(Code that draws figures)

______

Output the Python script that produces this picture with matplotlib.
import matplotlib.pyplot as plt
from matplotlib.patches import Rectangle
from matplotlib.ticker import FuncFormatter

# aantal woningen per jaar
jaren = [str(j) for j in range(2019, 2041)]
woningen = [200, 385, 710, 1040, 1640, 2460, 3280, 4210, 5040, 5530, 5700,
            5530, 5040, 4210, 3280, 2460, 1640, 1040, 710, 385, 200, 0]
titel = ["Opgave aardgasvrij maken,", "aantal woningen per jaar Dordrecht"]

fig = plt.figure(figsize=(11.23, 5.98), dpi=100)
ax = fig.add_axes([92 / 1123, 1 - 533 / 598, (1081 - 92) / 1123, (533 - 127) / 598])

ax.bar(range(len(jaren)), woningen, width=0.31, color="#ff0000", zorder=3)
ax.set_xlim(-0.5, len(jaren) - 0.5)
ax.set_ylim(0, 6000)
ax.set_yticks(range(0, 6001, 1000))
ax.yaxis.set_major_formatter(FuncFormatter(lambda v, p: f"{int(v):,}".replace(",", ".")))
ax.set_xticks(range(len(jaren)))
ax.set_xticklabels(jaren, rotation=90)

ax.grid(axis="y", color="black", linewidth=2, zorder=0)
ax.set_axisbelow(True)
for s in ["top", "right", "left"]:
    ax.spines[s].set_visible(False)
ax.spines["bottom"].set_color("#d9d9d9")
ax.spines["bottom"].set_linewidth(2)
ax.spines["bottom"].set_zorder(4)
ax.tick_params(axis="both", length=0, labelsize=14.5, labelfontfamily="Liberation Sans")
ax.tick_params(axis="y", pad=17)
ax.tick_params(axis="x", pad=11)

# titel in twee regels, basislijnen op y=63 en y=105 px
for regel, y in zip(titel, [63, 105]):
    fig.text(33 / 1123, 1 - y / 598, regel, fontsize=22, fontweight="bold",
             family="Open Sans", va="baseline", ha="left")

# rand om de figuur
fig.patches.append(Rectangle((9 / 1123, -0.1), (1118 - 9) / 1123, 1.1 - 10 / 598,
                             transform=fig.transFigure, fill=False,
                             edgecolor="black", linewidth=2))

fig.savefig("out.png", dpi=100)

______

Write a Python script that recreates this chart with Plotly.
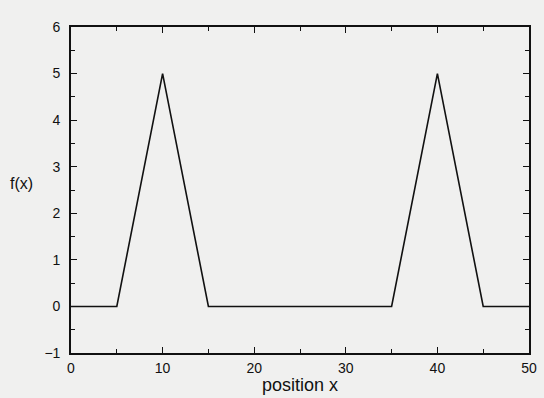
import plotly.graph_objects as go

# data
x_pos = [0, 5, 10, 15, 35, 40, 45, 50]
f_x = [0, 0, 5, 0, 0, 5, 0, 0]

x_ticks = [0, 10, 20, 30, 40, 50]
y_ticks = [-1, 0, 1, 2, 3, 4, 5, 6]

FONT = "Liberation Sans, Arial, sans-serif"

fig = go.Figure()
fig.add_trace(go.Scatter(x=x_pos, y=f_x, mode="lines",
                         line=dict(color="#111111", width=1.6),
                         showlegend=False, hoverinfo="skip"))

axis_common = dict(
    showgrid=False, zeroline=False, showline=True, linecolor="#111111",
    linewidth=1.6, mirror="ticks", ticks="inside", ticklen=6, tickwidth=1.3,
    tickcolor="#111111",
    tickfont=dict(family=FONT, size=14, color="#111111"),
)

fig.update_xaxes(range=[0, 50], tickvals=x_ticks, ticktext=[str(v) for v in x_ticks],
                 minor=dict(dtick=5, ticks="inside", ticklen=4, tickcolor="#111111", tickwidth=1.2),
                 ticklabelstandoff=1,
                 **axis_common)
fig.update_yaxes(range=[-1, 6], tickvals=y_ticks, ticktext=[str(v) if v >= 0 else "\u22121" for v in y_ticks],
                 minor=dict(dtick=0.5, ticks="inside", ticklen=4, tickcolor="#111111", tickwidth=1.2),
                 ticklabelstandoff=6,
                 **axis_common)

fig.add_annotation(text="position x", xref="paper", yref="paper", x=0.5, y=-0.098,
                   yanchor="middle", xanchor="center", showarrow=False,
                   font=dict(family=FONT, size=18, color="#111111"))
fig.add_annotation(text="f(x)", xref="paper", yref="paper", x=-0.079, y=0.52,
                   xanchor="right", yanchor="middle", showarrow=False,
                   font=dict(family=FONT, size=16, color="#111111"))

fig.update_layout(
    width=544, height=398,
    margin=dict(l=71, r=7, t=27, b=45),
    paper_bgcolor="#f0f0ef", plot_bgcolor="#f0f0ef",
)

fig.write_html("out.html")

______

• [Written exercise]:
Above are some lines. Repeat exactly, and only, those from the line that has "Output the Python" through the line that has "ax = fig.add_axes([92".

• [Solution for this exercise]:
Output the Python script that produces this picture with matplotlib.
import matplotlib.pyplot as plt
from matplotlib.patches import Rectangle
from matplotlib.ticker import FuncFormatter

# aantal woningen per jaar
jaren = [str(j) for j in range(2019, 2041)]
woningen = [200, 385, 710, 1040, 1640, 2460, 3280, 4210, 5040, 5530, 5700,
            5530, 5040, 4210, 3280, 2460, 1640, 1040, 710, 385, 200, 0]
titel = ["Opgave aardgasvrij maken,", "aantal woningen per jaar Dordrecht"]

fig = plt.figure(figsize=(11.23, 5.98), dpi=100)
ax = fig.add_axes([92 / 1123, 1 - 533 / 598, (1081 - 92) / 1123, (533 - 127) / 598])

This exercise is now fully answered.